The president noted that while higher education enrollment has grown 4.5 times in the past seven years — reaching 42 percent coverage — the system for training personnel still does not meet the needs of the labor market.
For example, a car plant producing 20,000 vehicles annually currently has 100 vacancies, a quarter of which are for robotics and painting engineers, as well as robot programming specialists. Due to the shortage, 80 foreign specialists have been hired. If the plant reaches full capacity in 4–5 years and produces 500,000 cars annually, it will require 4,000 highly qualified workers.
“These are calculations for just one project.
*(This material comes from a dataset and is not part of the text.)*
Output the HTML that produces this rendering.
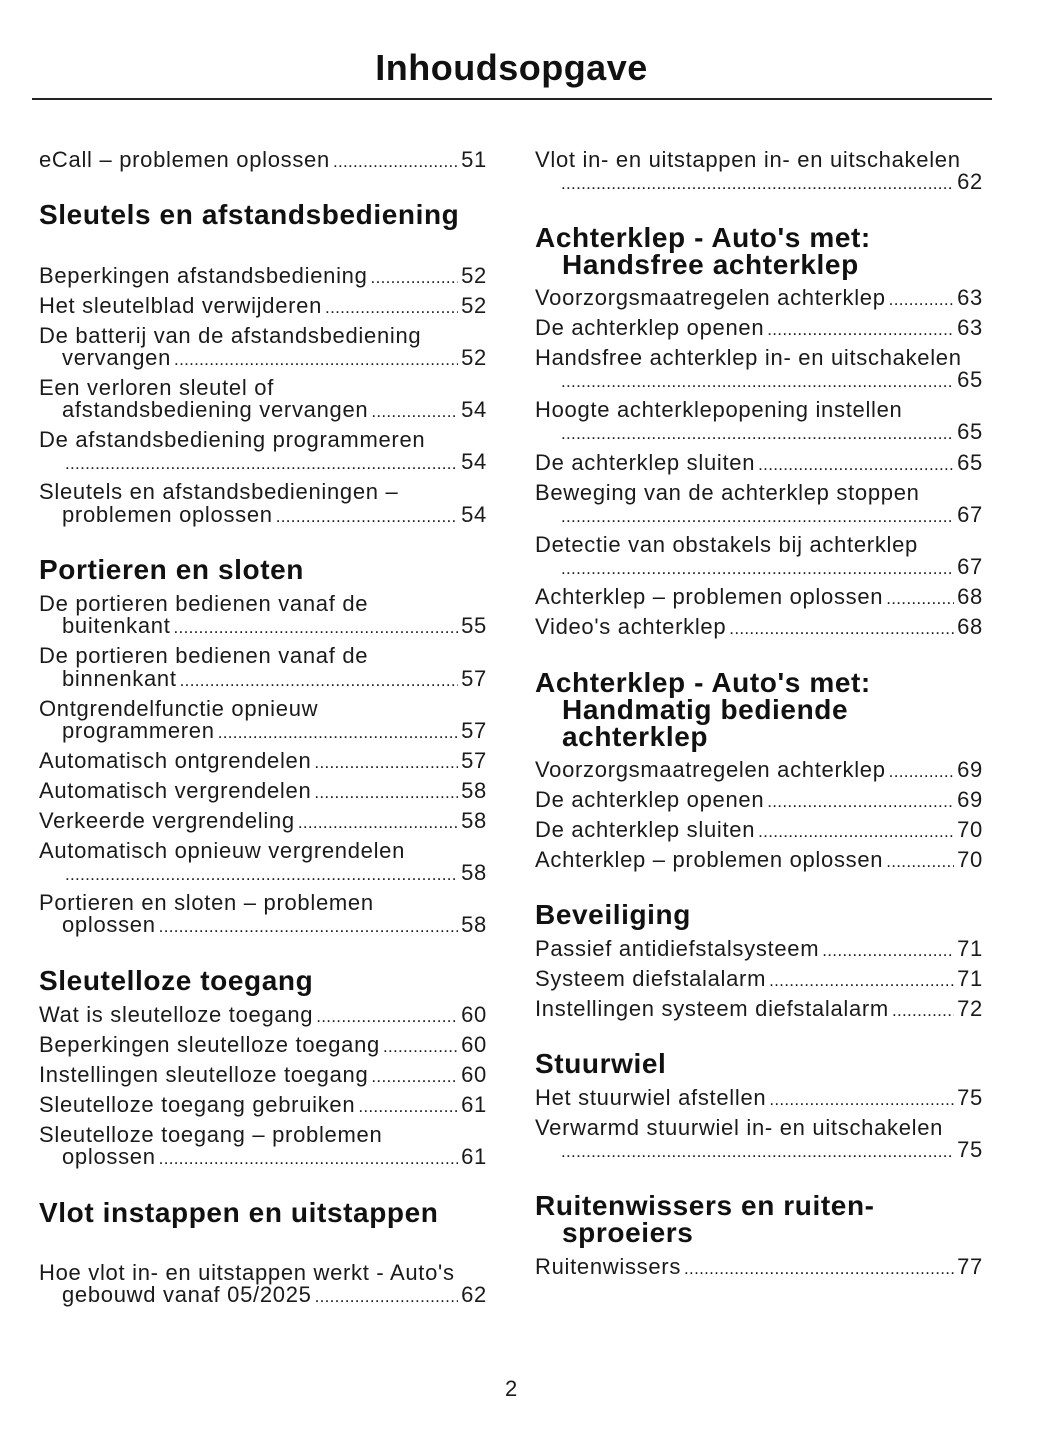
<!DOCTYPE html>
<html><head><meta charset="utf-8"><style>
body{margin:0;width:1055px;height:1448px;background:#fff;position:relative;font-family:"Liberation Sans",sans-serif;color:#1a1a1a;overflow:hidden}
.a{position:absolute;white-space:nowrap;font-size:22px;line-height:30px;letter-spacing:0.7px}
.e{position:absolute;display:flex;align-items:baseline;font-size:22px;line-height:30px;white-space:nowrap;letter-spacing:0.7px}
.e .d{flex:1;overflow:hidden;white-space:nowrap;font-size:17px;letter-spacing:0.3px;margin:0 3px}
.h{position:absolute;white-space:nowrap;font-size:28px;line-height:30px;font-weight:bold;letter-spacing:0.6px;color:#111}
.L{left:39px;width:448px}.Li{left:62px;width:425px}
.R{left:535px;width:448px}.Ri{left:558px;width:425px}
</style></head><body>
<div style="position:absolute;left:0;width:1023px;top:47px;text-align:center;font-size:36px;font-weight:bold;line-height:42px;letter-spacing:0.5px;color:#111">Inhoudsopgave</div>
<div style="position:absolute;left:32px;top:98px;width:960px;height:2px;background:#222"></div>
<!-- LEFT -->
<div class="e L" style="top:145px">eCall – problemen oplossen<span class="d">..................................................................................................</span>51</div>
<div class="h" style="left:39px;top:200px;letter-spacing:0.6px">Sleutels en afstandsbediening</div>
<div class="e L" style="top:261px">Beperkingen afstandsbediening<span class="d">..................................................................................................</span>52</div>
<div class="e L" style="top:291px">Het sleutelblad verwijderen<span class="d">..................................................................................................</span>52</div>
<div class="a" style="left:39px;top:321px">De batterij van de afstandsbediening</div>
<div class="e Li" style="top:343px">vervangen<span class="d">..................................................................................................</span>52</div>
<div class="a" style="left:39px;top:373px">Een verloren sleutel of</div>
<div class="e Li" style="top:395px">afstandsbediening vervangen<span class="d">..................................................................................................</span>54</div>
<div class="a" style="left:39px;top:425px">De afstandsbediening programmeren</div>
<div class="e Li" style="top:447px"><span class="d">..................................................................................................</span>54</div>
<div class="a" style="left:39px;top:477px">Sleutels en afstandsbedieningen –</div>
<div class="e Li" style="top:500px">problemen oplossen<span class="d">..................................................................................................</span>54</div>
<div class="h" style="left:39px;top:555px">Portieren en sloten</div>
<div class="a" style="left:39px;top:589px">De portieren bedienen vanaf de</div>
<div class="e Li" style="top:611px">buitenkant<span class="d">..................................................................................................</span>55</div>
<div class="a" style="left:39px;top:641px">De portieren bedienen vanaf de</div>
<div class="e Li" style="top:664px">binnenkant<span class="d">..................................................................................................</span>57</div>
<div class="a" style="left:39px;top:694px">Ontgrendelfunctie opnieuw</div>
<div class="e Li" style="top:716px">programmeren<span class="d">..................................................................................................</span>57</div>
<div class="e L" style="top:746px">Automatisch ontgrendelen<span class="d">..................................................................................................</span>57</div>
<div class="e L" style="top:776px">Automatisch vergrendelen<span class="d">..................................................................................................</span>58</div>
<div class="e L" style="top:806px">Verkeerde vergrendeling<span class="d">..................................................................................................</span>58</div>
<div class="a" style="left:39px;top:836px">Automatisch opnieuw vergrendelen</div>
<div class="e Li" style="top:858px"><span class="d">..................................................................................................</span>58</div>
<div class="a" style="left:39px;top:888px">Portieren en sloten – problemen</div>
<div class="e Li" style="top:910px">oplossen<span class="d">..................................................................................................</span>58</div>
<div class="h" style="left:39px;top:966px">Sleutelloze toegang</div>
<div class="e L" style="top:1000px">Wat is sleutelloze toegang<span class="d">..................................................................................................</span>60</div>
<div class="e L" style="top:1030px">Beperkingen sleutelloze toegang<span class="d">..................................................................................................</span>60</div>
<div class="e L" style="top:1060px">Instellingen sleutelloze toegang<span class="d">..................................................................................................</span>60</div>
<div class="e L" style="top:1090px">Sleutelloze toegang gebruiken<span class="d">..................................................................................................</span>61</div>
<div class="a" style="left:39px;top:1120px">Sleutelloze toegang – problemen</div>
<div class="e Li" style="top:1142px">oplossen<span class="d">..................................................................................................</span>61</div>
<div class="h" style="left:39px;top:1198px">Vlot instappen en uitstappen</div>
<div class="a" style="left:39px;top:1258px">Hoe vlot in- en uitstappen werkt - Auto's</div>
<div class="e Li" style="top:1280px">gebouwd vanaf 05/2025<span class="d">..................................................................................................</span>62</div>
<!-- RIGHT -->
<div class="a" style="left:535px;top:145px">Vlot in- en uitstappen in- en uitschakelen</div>
<div class="e Ri" style="top:167px"><span class="d">..................................................................................................</span>62</div>
<div class="h" style="left:535px;top:223px">Achterklep - Auto's met:</div>
<div class="h" style="left:562px;top:250px">Handsfree achterklep</div>
<div class="e R" style="top:283px">Voorzorgsmaatregelen achterklep<span class="d">..................................................................................................</span>63</div>
<div class="e R" style="top:313px">De achterklep openen<span class="d">..................................................................................................</span>63</div>
<div class="a" style="left:535px;top:343px">Handsfree achterklep in- en uitschakelen</div>
<div class="e Ri" style="top:365px"><span class="d">..................................................................................................</span>65</div>
<div class="a" style="left:535px;top:395px">Hoogte achterklepopening instellen</div>
<div class="e Ri" style="top:417px"><span class="d">..................................................................................................</span>65</div>
<div class="e R" style="top:448px">De achterklep sluiten<span class="d">..................................................................................................</span>65</div>
<div class="a" style="left:535px;top:478px">Beweging van de achterklep stoppen</div>
<div class="e Ri" style="top:500px"><span class="d">..................................................................................................</span>67</div>
<div class="a" style="left:535px;top:530px">Detectie van obstakels bij achterklep</div>
<div class="e Ri" style="top:552px"><span class="d">..................................................................................................</span>67</div>
<div class="e R" style="top:582px">Achterklep – problemen oplossen<span class="d">..................................................................................................</span>68</div>
<div class="e R" style="top:612px">Video's achterklep<span class="d">..................................................................................................</span>68</div>
<div class="h" style="left:535px;top:668px">Achterklep - Auto's met:</div>
<div class="h" style="left:562px;top:695px">Handmatig bediende</div>
<div class="h" style="left:562px;top:722px">achterklep</div>
<div class="e R" style="top:755px">Voorzorgsmaatregelen achterklep<span class="d">..................................................................................................</span>69</div>
<div class="e R" style="top:785px">De achterklep openen<span class="d">..................................................................................................</span>69</div>
<div class="e R" style="top:815px">De achterklep sluiten<span class="d">..................................................................................................</span>70</div>
<div class="e R" style="top:845px">Achterklep – problemen oplossen<span class="d">..................................................................................................</span>70</div>
<div class="h" style="left:535px;top:900px">Beveiliging</div>
<div class="e R" style="top:934px">Passief antidiefstalsysteem<span class="d">..................................................................................................</span>71</div>
<div class="e R" style="top:964px">Systeem diefstalalarm<span class="d">..................................................................................................</span>71</div>
<div class="e R" style="top:994px">Instellingen systeem diefstalalarm<span class="d">..................................................................................................</span>72</div>
<div class="h" style="left:535px;top:1049px">Stuurwiel</div>
<div class="e R" style="top:1083px">Het stuurwiel afstellen<span class="d">..................................................................................................</span>75</div>
<div class="a" style="left:535px;top:1113px">Verwarmd stuurwiel in- en uitschakelen</div>
<div class="e Ri" style="top:1135px"><span class="d">..................................................................................................</span>75</div>
<div class="h" style="left:535px;top:1191px">Ruitenwissers en ruiten-</div>
<div class="h" style="left:562px;top:1218px">sproeiers</div>
<div class="e R" style="top:1252px">Ruitenwissers<span class="d">..................................................................................................</span>77</div>
<div class="a" style="left:0;width:1023px;text-align:center;top:1374px">2</div>
</body></html>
With large-scale projects worth $83 billion set to launch in the next 3–4 years, the industry alone will need about 500,000 specialists,” Mirziyoyev said.
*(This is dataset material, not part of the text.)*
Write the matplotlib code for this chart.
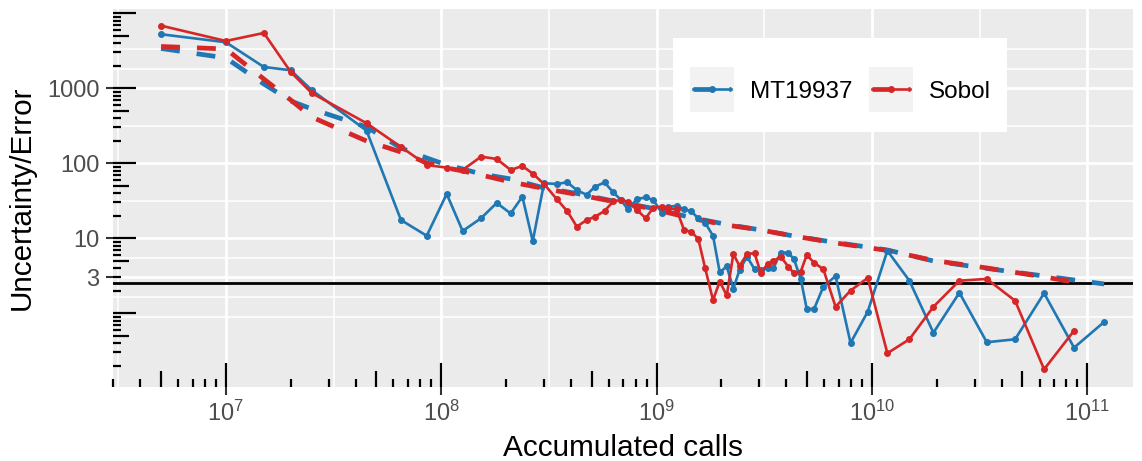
import numpy as np
import matplotlib
matplotlib.use("Agg")
import matplotlib.pyplot as plt
from matplotlib.lines import Line2D
from matplotlib.patches import Rectangle
from matplotlib.legend_handler import HandlerBase
from matplotlib.transforms import blended_transform_factory
from matplotlib.ticker import FixedLocator, FuncFormatter, NullFormatter

plt.rcParams['font.family'] = ['Liberation Sans', 'DejaVu Sans']
plt.rcParams['mathtext.fontset'] = 'custom'
plt.rcParams['mathtext.rm'] = 'Liberation Sans'
plt.rcParams['mathtext.it'] = 'Liberation Sans:italic'
plt.rcParams['mathtext.bf'] = 'Liberation Sans:bold'

# ---------------- data ----------------
calls = [5.0e6, 1.0e7, 1.5e7, 2.0e7, 2.5e7, 4.5e7, 6.5e7, 8.56e7, 1.06e8, 1.257e8,
         1.53e8, 1.81e8, 2.10e8, 2.38e8, 2.66e8, 3.00e8, 3.44e8, 3.85e8, 4.26e8, 4.73e8,
         5.18e8, 5.73e8, 6.30e8, 6.81e8, 7.35e8, 8.11e8, 8.90e8, 9.65e8, 1.056e9, 1.13e9,
         1.237e9, 1.341e9, 1.448e9, 1.562e9, 1.678e9, 1.828e9, 1.964e9, 2.117e9, 2.272e9, 2.427e9,
         2.63e9, 2.849e9, 3.044e9, 3.281e9, 3.483e9, 3.771e9, 4.089e9, 4.346e9, 4.67e9, 4.98e9,
         5.384e9, 5.948e9, 6.776e9, 7.954e9, 9.56e9, 1.179e10, 1.492e10, 1.929e10, 2.547e10, 3.414e10,
         4.62e10, 6.30e10, 8.68e10, 1.197e11]

mt_error = [5250, 4105, 1923, 1738, 949, 272, 17.5, 10.8, 39.0, 12.5,
            18.5, 29.6, 21.4, 35.9, 9.15, 54.1, 53.0, 55.8, 43.8, 38.0,
            48.8, 55.5, 40.8, 32.7, 24.4, 33.4, 35.0, 32.4, 21.9, 26.4,
            27.0, 24.4, 22.9, 18.4, 16.2, 10.8, 3.52, 4.21, 2.13, 3.78,
            5.68, 3.87, 3.78, 3.98, 3.98, 6.43, 6.43, 5.25, 2.87, 1.14,
            1.14, 2.26, 3.14, 0.402, 1.05, 6.83, 2.72, 0.551, 1.88, 0.411,
            0.450, 1.85, 0.348, 0.766]

sobol_error = [6835, 4272, 5462, 1649, 866, 342, 165, 94.9, 87.4, 81.4,
               122.5, 114.1, 81.4, 92.0, 72.7, 53.0, 33.2, 22.9, 14.3, 17.5,
               19.4, 23.1, 31.1, 32.4, 30.8, 23.8, 18.5, 25.6, 26.4, 25.1,
               24.4, 12.9, 12.2, 9.79, 4.06, 1.50, 2.65, 1.73, 6.18, 4.27,
               6.18, 6.31, 3.48, 4.54, 4.98, 5.68, 4.18, 3.42, 3.59, 5.99,
               4.73, 3.86, 1.22, 2.01, 2.96, 0.293, 0.450, 1.22, 2.72, 2.87,
               1.47, 0.179, 0.586]

uncert_calls = [5.0e6, 1.0e7, 1.5e7, 2.0e7, 2.5e7, 4.5e7, 6.5e7, 8.56e7, 1.06e8, 1.257e8,
                1.53e8, 2.10e8, 3.00e8, 4.26e8, 6.30e8, 9.65e8, 1.448e9, 2.117e9, 3.044e9, 4.346e9,
                6.776e9, 1.179e10, 1.929e10, 3.414e10, 6.30e10, 8.68e10, 1.197e11]

mt_uncert = [3394, 2535, 1141, 677, 530, 305, 160, 117.7, 94.9, 84.0,
             72.0, 61.8, 46.9, 39.6, 31.4, 25.0, 18.9, 15.3, 12.9, 10.7,
             8.79, 6.98, 4.98, 3.96, 3.14, 2.78, 2.46]

sobol_uncert = [3608, 3342, 1330, 698, 414, 198, 141.5, 101, 86.6, 78.9,
                69.8, 56.3, 46.1, 38.4, 30.9, 24.6, 18.4, 15.0, 12.9, 10.7,
                8.66, 6.88, 5.06, 4.02, 3.05, 2.61]

threshold = 2.5
series_names = ["MT19937", "Sobol"]
series_colors = ["#1F77B4", "#D62728"]
y_breaks = [3, 10, 100, 1000]
y_labels = ["3", "10", "100", "1000"]
x_breaks = [1e7, 1e8, 1e9, 1e10, 1e11]
xlim = (2.99e6, 1.63e11)
ylim = (0.104, 11400)

# ---------------- figure ----------------
W, H = 1142, 461
fig = plt.figure(figsize=(W / 100, H / 100), dpi=100)
L, R, T, B = 113, 1133, 9, 387
ax = fig.add_axes([L / W, 1 - B / H, (R - L) / W, (B - T) / H])
ax.set_facecolor('#EBEBEB')
for s in ax.spines.values():
    s.set_visible(False)
ax.set_xscale('log')
ax.set_yscale('log')
ax.set_xlim(*xlim)
ax.set_ylim(*ylim)

# grid (ggplot-like: major + minor midway in log space)
lb = np.log10(y_breaks)
bd = lb[1] - lb[0]
ext = np.concatenate([[lb[0] - bd], lb, [lb[-1] + bd]])
y_minor = list(10 ** ext[[0, -1]]) + list(10 ** ((ext[:-1] + ext[1:]) / 2))
lx = np.log10(x_breaks)
x_minor = list(10 ** (np.concatenate([[lx[0] - 1], lx]) + 0.5))

ax.xaxis.set_major_locator(FixedLocator(x_breaks))
ax.xaxis.set_minor_locator(FixedLocator(x_minor))
ax.yaxis.set_major_locator(FixedLocator(y_breaks))
ax.yaxis.set_minor_locator(FixedLocator(y_minor))
ax.xaxis.set_major_formatter(FuncFormatter(lambda v, p: r'$10^{%d}$' % round(np.log10(v))))
ax.yaxis.set_major_formatter(FuncFormatter(lambda v, p: y_labels[y_breaks.index(v)] if v in y_breaks else ''))
ax.xaxis.set_minor_formatter(NullFormatter())
ax.yaxis.set_minor_formatter(NullFormatter())
ax.set_axisbelow(True)
ax.grid(which='major', color='white', lw=2.0)
ax.grid(which='minor', color='white', lw=1.1)
ax.tick_params(which='major', direction='out', length=5.4, width=1.5, color='#333333',
               labelcolor='#4D4D4D', labelsize=17, pad=4.3)
ax.tick_params(which='minor', length=0)

# log ticks (annotation_logticks style), bottom and left
ax_h = B - T
ax_w = R - L
tb = blended_transform_factory(ax.transData, ax.transAxes)
tl = blended_transform_factory(ax.transAxes, ax.transData)
for d in range(5, 12):
    for k in range(1, 10):
        v = k * 10.0 ** d
        ln = 24 if k == 1 else (16 if k == 5 else 8)
        if xlim[0] <= v <= xlim[1]:
            ax.plot([v, v], [0, ln / ax_h], transform=tb, color='black', lw=1.6,
                    solid_capstyle='butt', zorder=2, clip_on=False)
for d in range(-2, 6):
    for k in range(1, 10):
        v = k * 10.0 ** d
        ln = 23 if k == 1 else (15.5 if k == 5 else 7.7)
        if ylim[0] <= v <= ylim[1]:
            ax.plot([0, ln / ax_w], [v, v], transform=tl, color='black', lw=1.6,
                    solid_capstyle='butt', zorder=2, clip_on=False)

# threshold line
ax.axhline(threshold, color='black', lw=2.0, zorder=2.5)

# data
dash_kw = dict(lw=3.4, dashes=(4.0, 3.6), dash_capstyle='butt')
ax.plot(uncert_calls[:len(mt_uncert)], mt_uncert, color=series_colors[0], zorder=3, **dash_kw)
ax.plot(uncert_calls[:len(sobol_uncert)], sobol_uncert, color=series_colors[1], zorder=3.1, **dash_kw)
ax.plot(calls[:len(mt_error)], mt_error, color=series_colors[0], lw=1.9, marker='o', ms=4.0, zorder=4)
ax.plot(calls[:len(sobol_error)], sobol_error, color=series_colors[1], lw=1.9, marker='o', ms=4.0, zorder=4.1)

ax.set_xlabel('Accumulated calls', fontsize=21.4, color='black', labelpad=6)
ax.set_ylabel('Uncertainty/Error', fontsize=21.4, color='black', labelpad=8)

# legend
class KeyHandler(HandlerBase):
    def create_artists(self, legend, orig_handle, xdescent, ydescent, width, height, fontsize, trans):
        color = orig_handle
        y = height / 2 - ydescent
        x0 = -xdescent
        x1 = width - xdescent
        half = 15.85
        padx = (31.7 - width) / 2
        rect = Rectangle((x0 - padx, y - half), width + 2 * padx, 2 * half,
                         facecolor='#F2F2F2', edgecolor='none', transform=trans)
        l1 = Line2D([x0, x1], [y, y], color=color, transform=trans, **dash_kw)
        l2 = Line2D([x0, x1], [y, y], color=color, lw=1.9, transform=trans)
        l3 = Line2D([(x0 + x1) / 2], [y], color=color, marker='o', ms=4.0, lw=0, transform=trans)
        return [rect, l1, l2, l3]

leg = ax.legend(series_colors, series_names, handler_map={str: KeyHandler()},
                loc='center left', bbox_to_anchor=(692.7 / W, 1 - 92 / H),
                bbox_transform=fig.transFigure, ncol=2, frameon=False, borderpad=0,
                borderaxespad=0, fontsize=17.5, handlelength=1.56, handletextpad=0.79,
                columnspacing=0.82)
leg.set_zorder(6)
ax.add_patch(Rectangle((673 / W, 1 - 132 / H), 334 / W, 94 / H, transform=fig.transFigure,
                       facecolor='white', edgecolor='none', zorder=5.5, clip_on=False))

fig.savefig('out.png', dpi=100)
The meeting also revealed that in light industry alone, there is demand for 4,000 skilled personnel, yet universities graduate only 2,500 students in this field annually. Moreover, 42 percent of these graduates cannot find employment because they lack practical experience with modern equipment, forcing companies to recruit trained specialists from abroad.
Out of 231,000 university graduates this year, 125,000 found jobs — but 42,000 of them became self-employed. The president criticized current employment tracking, noting that more than half of students who study for four years end up in low-skilled positions.
It is reported that the state spends 25-30 million soums per year to train each student in a university and train them as specialists. However, more than half of young people who study at a university for four years and receive a diploma are employed in jobs that require low qualifications.
It is worth noting that in a June 30 meeting with young people, Mirziyoyev said the share of managers under the age of 40 in Uzbekistan had increased from 37 percent to 65 percent over the past seven years, reflecting a generational shift in leadership.